Perhaps Idaho Power’s initial need projections were reasonable 10 years ago, but technological advances have rapidly changed the power landscape. Improvements in power delivery and storage have paralleled the dramatic changes from landline to cellphone systems. No one is installing more telephone poles, and no one needs this transmission line. The BPA just canceled plans for a similar mega-transmission line across southwest Washington, citing “a shift from the traditional approach, relying on new construction, to embracing a more flexible, scalable, and economically and operationally efficient approach to managing our transmission system.” Unlike their colleagues at BPA, Idaho Power administrators continue to reject compelling evidence that their plans are obsolete.

Why?

Because utilities gain more profit from constructing new facilities than from selling power to ratepayers. Conservation, energy efficiencies, and solar and wind power are reducing the income of electric utilities. If your job was to deliver the lowest-cost energy to Idaho ratepayers today, would you build this gargantuan white elephant? No, you would build and support solar and wind energy plants in Idaho, which are the least costly energy sources, and you would give customers incentives to generate and store their own power. If this was your job, everyone would benefit. But if your job was to take money from ratepayers to increase corporate profits, you would want to build a $1.2 billion power line and stick the costs to your customers.
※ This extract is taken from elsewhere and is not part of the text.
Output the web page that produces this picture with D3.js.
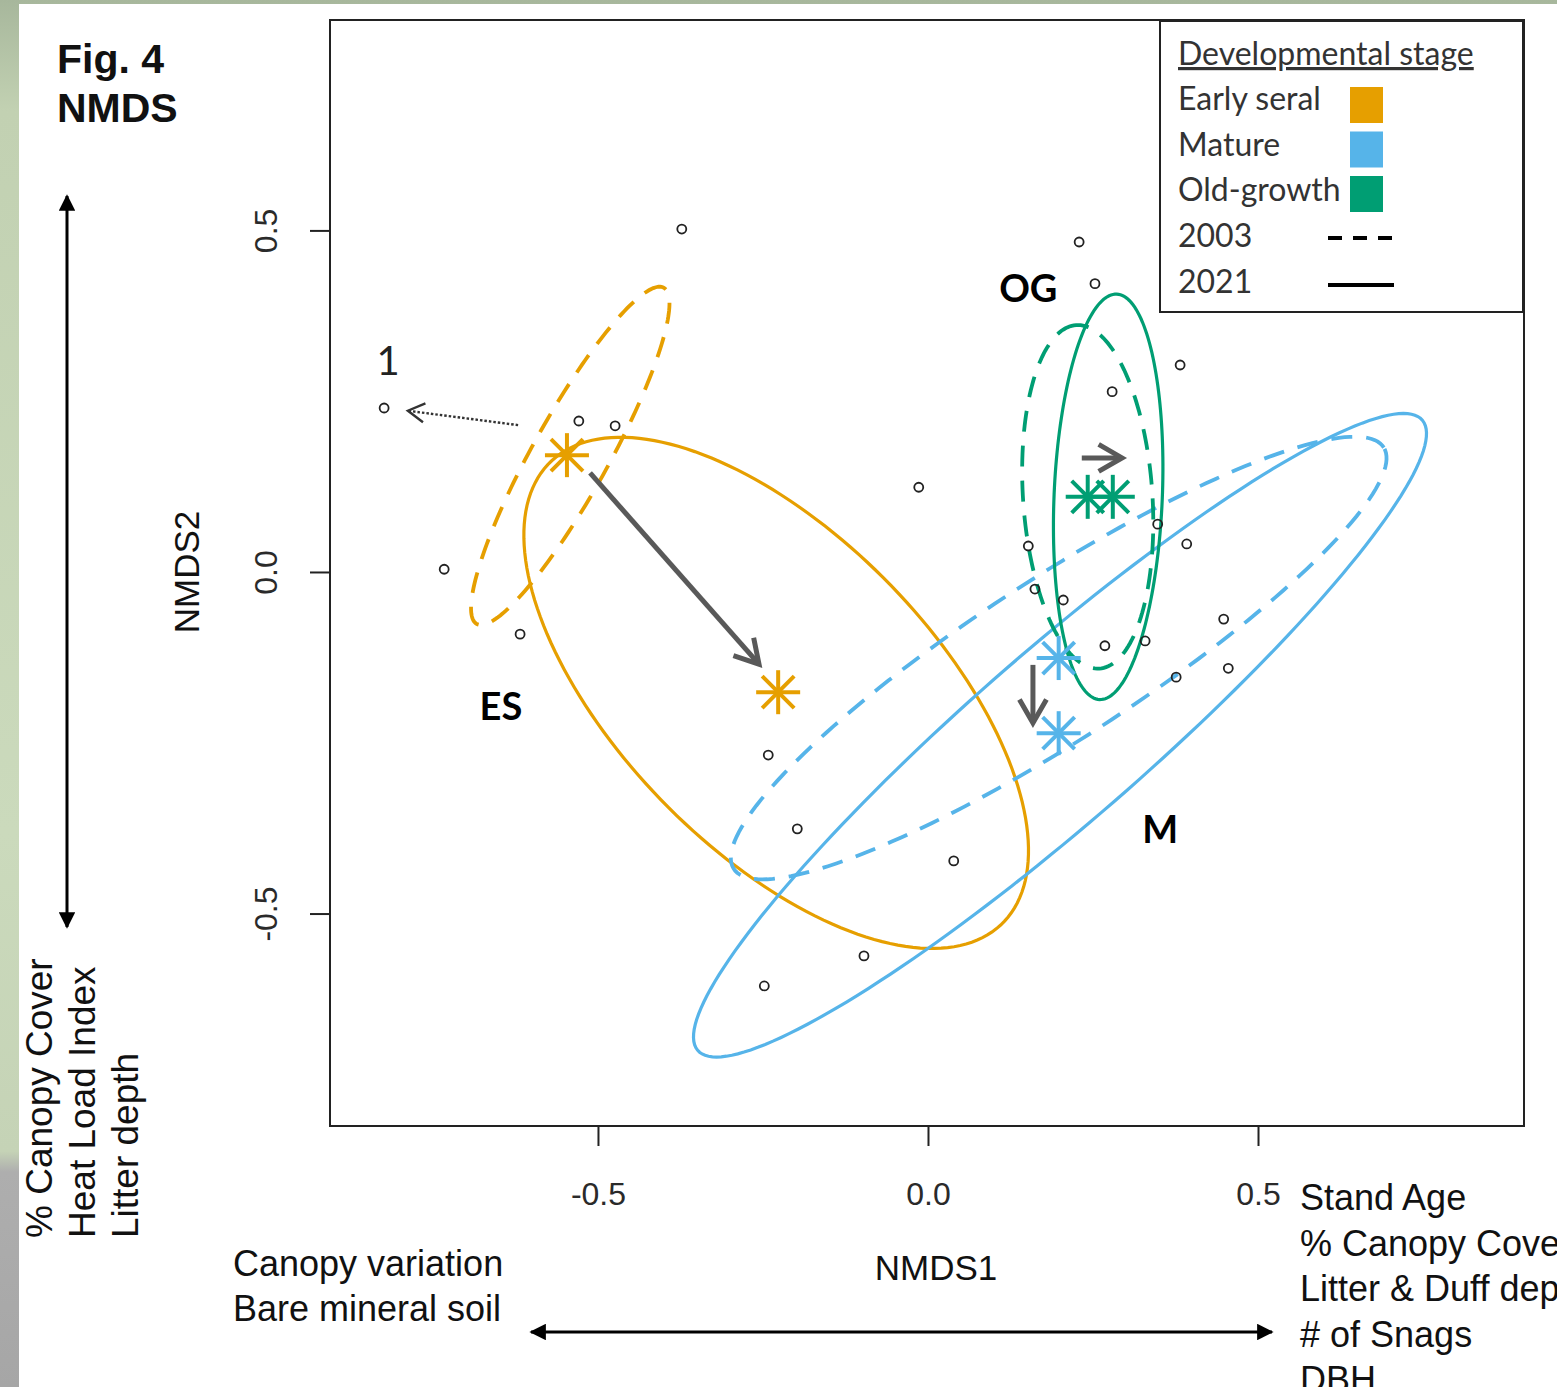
<!DOCTYPE html>
<html>
<head>
<meta charset="utf-8">
<script src="https://cdn.jsdelivr.net/npm/d3@7"></script>
<style>
  body { margin: 0; background: #fff; }
  .axis text { font-family: "Liberation Sans", Arial, sans-serif; font-size: 32px; fill: #2a2a2a; }
  .axis line { stroke: #222; stroke-width: 2px; }
  .lab { font-family: "Liberation Sans", Arial, sans-serif; fill: #111; }
  .cal { font-family: Lato, "Open Sans", sans-serif; }
</style>
</head>
<body>
<svg class="chart"></svg>
<script>
// NMDS site scores [NMDS1, NMDS2]
var sites = [
  [-0.373, 0.502], [0.229, 0.483], [0.253, 0.422], [0.382, 0.303], [0.279, 0.264],
  [-0.824, 0.240], [-0.529, 0.221], [-0.474, 0.214], [-0.014, 0.124], [0.348, 0.070],
  [0.392, 0.041], [0.152, 0.038], [0.162, -0.025], [-0.733, 0.004], [0.205, -0.041],
  [-0.618, -0.091], [0.448, -0.069], [0.268, -0.108], [0.329, -0.101], [0.455, -0.141],
  [0.376, -0.154], [-0.242, -0.268], [-0.198, -0.376], [0.039, -0.423], [-0.097, -0.562],
  [-0.248, -0.606]
];

var stages = ["Early seral", "Mature", "Old-growth"];
var stageColors = ["#E69F00", "#56B4E9", "#009E73"];
var years = ["2003", "2021"];

// group centroids
var centroids = [
  {stage: "Early seral", year: "2003", x: -0.547, y: 0.171},
  {stage: "Early seral", year: "2021", x: -0.227, y: -0.176},
  {stage: "Mature",      year: "2003", x: 0.198,  y: -0.126},
  {stage: "Mature",      year: "2021", x: 0.198,  y: -0.236},
  {stage: "Old-growth",  year: "2003", x: 0.242,  y: 0.110},
  {stage: "Old-growth",  year: "2021", x: 0.280,  y: 0.110}
];

// dispersion ellipses: centre, semi-axes, rotation (degrees)
var ellipses = [
  {stage: "Early seral", year: "2003", cx: -0.542, cy: 0.170,  a: 0.284, b: 0.057, angle: 60},
  {stage: "Early seral", year: "2021", cx: -0.230, cy: -0.177, a: 0.481, b: 0.234, angle: -44},
  {stage: "Mature",      year: "2003", cx: 0.198,  cy: -0.126, a: 0.581, b: 0.119, angle: 32},
  {stage: "Mature",      year: "2021", cx: 0.200,  cy: -0.239, a: 0.717, b: 0.127, angle: 40},
  {stage: "Old-growth",  year: "2003", cx: 0.242,  cy: 0.110,  a: 0.252, b: 0.098, angle: 94},
  {stage: "Old-growth",  year: "2021", cx: 0.273,  cy: 0.110,  a: 0.297, b: 0.082, angle: 87.5}
];

// shift arrows 2003 -> 2021
var shifts = [
  {from: [-0.512, 0.145], to: [-0.256, -0.135]},
  {from: [0.233, 0.167],  to: [0.294, 0.167]},
  {from: [0.159, -0.136], to: [0.159, -0.221]}
];
var outlierArrow = {from: [-0.621, 0.215], to: [-0.788, 0.236]};

var groupLabels = [
  {text: "ES", x: -0.647, y: -0.217},
  {text: "OG", x: 0.152,  y: 0.395},
  {text: "M",  x: 0.352,  y: -0.397}
];
var outlierLabel = {text: "1", x: -0.818, y: 0.288};

var xTicks = [-0.5, 0, 0.5],
    yTicks = [-0.5, 0, 0.5];

var leftTerms = ["% Canopy Cover", "Heat Load Index", "Litter depth"];
var bottomTerms = ["Canopy variation", "Bare mineral soil"];
var rightTerms = ["Stand Age", "% Canopy Cover", "Litter & Duff depth", "# of Snags", "DBH"];

var W = 1557, H = 1387;
var margin = {top: 20, left: 330},
    width = 1194,
    height = 1106;

var root = d3.select(".chart").attr("width", W).attr("height", H);

// background photo strip + white panel
var defs = root.append("defs");
var bg = defs.append("linearGradient").attr("id", "bg").attr("x1", 0).attr("y1", 0).attr("x2", 0).attr("y2", 1);
[[0, "#a7b79c"], [0.08, "#c2d1b2"], [0.6, "#cbdabc"], [0.83, "#c5d3b6"], [0.845, "#aeaeae"], [1, "#a6a6a6"]]
  .forEach(function(s) { bg.append("stop").attr("offset", s[0]).attr("stop-color", s[1]); });
root.append("rect").attr("width", W).attr("height", H).attr("fill", "url(#bg)");
root.append("rect").attr("x", 19).attr("y", 4).attr("width", W - 19).attr("height", H - 4).attr("fill", "#fff");

["tri"].forEach(function(id) {
  defs.append("marker").attr("id", id).attr("viewBox", "0 0 10 10").attr("refX", 9).attr("refY", 5)
    .attr("markerWidth", 5.5).attr("markerHeight", 5.5).attr("markerUnits", "strokeWidth").attr("orient", "auto-start-reverse")
    .append("path").attr("d", "M0,0L10,5L0,10z").attr("fill", "#000");
});

var svg = root.append("g").attr("transform", "translate(" + margin.left + "," + margin.top + ")");

var xScale = d3.scaleLinear().domain([-0.906, 0.903]).range([0, width]),
    yScale = d3.scaleLinear().domain([-0.811, 0.808]).range([height, 0]);
var color = d3.scaleOrdinal().domain(stages).range(stageColors);

// axes
var fmt = function(d) { return d.toFixed(1); };
svg.append("g").attr("class", "x axis").attr("transform", "translate(0," + height + ")")
  .call(d3.axisBottom(xScale).tickValues(xTicks).tickSize(20).tickPadding(36).tickFormat(fmt))
  .call(function(g) { g.select(".domain").remove(); });

svg.append("g").attr("class", "y axis")
  .call(d3.axisLeft(yScale).tickValues(yTicks).tickSize(20).tickFormat(fmt))
  .call(function(g) { g.select(".domain").remove(); })
  .selectAll("text")
    .attr("x", null).attr("dy", null)
    .attr("transform", "translate(-53,0) rotate(-90)")
    .style("text-anchor", "middle");

svg.selectAll(".axis text").attr("fill", "#2a2a2a").attr("font-size", 32);

// ellipses
var line = d3.line().curve(d3.curveLinearClosed)
  .x(function(p) { return xScale(p[0]); })
  .y(function(p) { return yScale(p[1]); });

function ellipsePts(e) {
  var t = e.angle * Math.PI / 180;
  return d3.range(0, 360, 2).map(function(deg) {
    var u = deg * Math.PI / 180, ca = e.a * Math.cos(u), sb = e.b * Math.sin(u);
    return [e.cx + ca * Math.cos(t) - sb * Math.sin(t), e.cy + ca * Math.sin(t) + sb * Math.cos(t)];
  });
}

svg.append("g").selectAll("path").data(ellipses).enter().append("path")
  .attr("d", function(e) { return line(ellipsePts(e)); })
  .attr("fill", "none")
  .attr("stroke", function(e) { return color(e.stage); })
  .attr("stroke-width", function(e) { return e.year === "2003" ? 3.8 : 3.2; })
  .attr("stroke-dasharray", function(e) { return e.year === "2003" ? "21,14" : null; });

// site points
svg.append("g").selectAll("circle").data(sites).enter().append("circle")
  .attr("cx", function(d) { return xScale(d[0]); })
  .attr("cy", function(d) { return yScale(d[1]); })
  .attr("r", 4.5)
  .attr("fill", "none").attr("stroke", "#222").attr("stroke-width", 1.8);

// centroids (asterisks)
var star = svg.append("g").selectAll("g").data(centroids).enter().append("g")
  .attr("transform", function(d) { return "translate(" + xScale(d.x) + "," + yScale(d.y) + ")"; })
  .attr("stroke", function(d) { return color(d.stage); })
  .attr("stroke-width", 4);
var r = 22, k = 16;
[[-r, 0, r, 0], [0, -r, 0, r], [-k, -k, k, k], [-k, k, k, -k]].forEach(function(s) {
  star.append("line").attr("x1", s[0]).attr("y1", s[1]).attr("x2", s[2]).attr("y2", s[3]);
});

// arrows with open heads
function arrow(g, a, len, cls) {
  var x1 = xScale(a.from[0]), y1 = yScale(a.from[1]), x2 = xScale(a.to[0]), y2 = yScale(a.to[1]);
  var ang = Math.atan2(y2 - y1, x2 - x1), sp = Math.PI / 6;
  g.append("line").attr("class", cls).attr("x1", x1).attr("y1", y1).attr("x2", x2).attr("y2", y2);
  g.append("path").attr("fill", "none")
    .attr("d", "M" + (x2 - len * Math.cos(ang - sp)) + "," + (y2 - len * Math.sin(ang - sp)) +
               "L" + x2 + "," + y2 +
               "L" + (x2 - len * Math.cos(ang + sp)) + "," + (y2 - len * Math.sin(ang + sp)));
}
var shiftG = svg.append("g").attr("stroke", "#595959").attr("stroke-width", 5).attr("stroke-linecap", "butt");
shifts.forEach(function(a) { arrow(shiftG, a, 27, "shift"); });

var outG = svg.append("g").attr("stroke", "#333").attr("stroke-width", 2.4);
arrow(outG, outlierArrow, 19, "dot");
outG.select("line").attr("stroke-dasharray", "2.5,2");

// labels inside the plot
svg.append("g").selectAll("text").data(groupLabels).enter().append("text")
  .attr("class", "cal")
  .attr("x", function(d) { return xScale(d.x); })
  .attr("y", function(d) { return yScale(d.y); })
  .attr("text-anchor", "middle").attr("font-weight", "bold").attr("font-size", 38).attr("fill", "#000")
  .text(function(d) { return d.text; });
svg.append("text").attr("class", "cal")
  .attr("x", xScale(outlierLabel.x)).attr("y", yScale(outlierLabel.y))
  .attr("text-anchor", "middle").attr("font-size", 40).attr("fill", "#222")
  .text(outlierLabel.text);

// plot frame
svg.append("rect").attr("width", width).attr("height", height)
  .attr("fill", "none").attr("stroke", "#222").attr("stroke-width", 2);

// legend
var lg = root.append("g").attr("transform", "translate(1160,21)");
lg.append("rect").attr("width", 363).attr("height", 291).attr("fill", "#fff").attr("stroke", "#222").attr("stroke-width", 2);
lg.append("text").attr("class", "cal").attr("x", 18).attr("y", 44).attr("font-size", 32).attr("fill", "#333")
  .attr("text-decoration", "underline").text("Developmental stage");
var items = stages.concat(years);
lg.selectAll(".item").data(items).enter().append("text").attr("class", "cal item")
  .attr("x", 18).attr("y", function(d, i) { return 89 + i * 45.7; })
  .attr("font-size", 32).attr("fill", "#333").text(function(d) { return d; });
lg.selectAll(".sw").data(stages).enter().append("rect").attr("class", "sw")
  .attr("x", 190).attr("y", function(d, i) { return 66 + i * 44.5; })
  .attr("width", 33).attr("height", 36).attr("fill", function(d) { return color(d); });
lg.selectAll(".ln").data(years).enter().append("line").attr("class", "ln")
  .attr("x1", 168).attr("x2", 234)
  .attr("y1", function(d, i) { return 217 + i * 47; }).attr("y2", function(d, i) { return 217 + i * 47; })
  .attr("stroke", "#000").attr("stroke-width", 4)
  .attr("stroke-dasharray", function(d) { return d === "2003" ? "14,11" : null; });

// titles and axis names
root.append("text").attr("class", "lab").attr("x", 57).attr("y", 73).attr("font-size", 41).attr("font-weight", "bold").attr("fill", "#000").text("Fig. 4");
root.append("text").attr("class", "lab").attr("x", 57).attr("y", 122).attr("font-size", 41).attr("font-weight", "bold").attr("fill", "#000").text("NMDS");

root.append("text").attr("class", "lab").attr("transform", "translate(199,572) rotate(-90)")
  .attr("text-anchor", "middle").attr("font-size", 35).attr("fill", "#444").text("NMDS2");
root.append("text").attr("class", "lab").attr("x", 936).attr("y", 1280)
  .attr("text-anchor", "middle").attr("font-size", 35).attr("fill", "#444").text("NMDS1");

// environmental gradients
root.selectAll(".lt").data(leftTerms).enter().append("text").attr("class", "lab lt")
  .attr("transform", function(d, i) { return "translate(" + (52 + i * 43) + ",1238) rotate(-90)"; })
  .attr("font-size", 37).text(function(d) { return d; });
root.selectAll(".bt").data(bottomTerms).enter().append("text").attr("class", "lab bt")
  .attr("x", 233).attr("y", function(d, i) { return 1276 + i * 45; })
  .attr("font-size", 36).text(function(d) { return d; });
root.selectAll(".rt").data(rightTerms).enter().append("text").attr("class", "lab rt")
  .attr("x", 1300).attr("y", function(d, i) { return 1210 + i * 45.5; })
  .attr("font-size", 36).text(function(d) { return d; });

root.append("line").attr("x1", 67).attr("x2", 67).attr("y1", 196).attr("y2", 927)
  .attr("stroke", "#000").attr("stroke-width", 3)
  .attr("marker-start", "url(#tri)").attr("marker-end", "url(#tri)");
root.append("line").attr("x1", 531).attr("x2", 1272).attr("y1", 1332).attr("y2", 1332)
  .attr("stroke", "#000").attr("stroke-width", 3)
  .attr("marker-start", "url(#tri)").attr("marker-end", "url(#tri)");
</script>
</body>
</html>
Idaho Power is a greedy energy hog, planning a 300-mile clear cut through forests, farms and private property in Idaho and Oregon in a last-ditch effort to bolster their profit margin. Who will be paying for that utility dinosaur? Not the shareholders. You, as a utility ratepayer.

What can you do? Contact your elected officials, the Idaho and Oregon Public Utility Commissions (208-334-0300) (541-373-7394). Ask why Idaho is ranked No. 33 by the American Council for an Energy-Efficient Economy in the nation for energy conservation, while Washington is No. 7 and Oregon No. 8. For information, contact stopB2H@gmail.com.

Additionally, some major food-processing customers and Mountain Home Air Force Base are moving toward power self-sufficiency. If they leave Idaho Power, remaining ratepayers will assume a greater percentage of the financial burden for a new transmission line.

Judith N. Ouderkirk is an Idaho native who lives in Boise.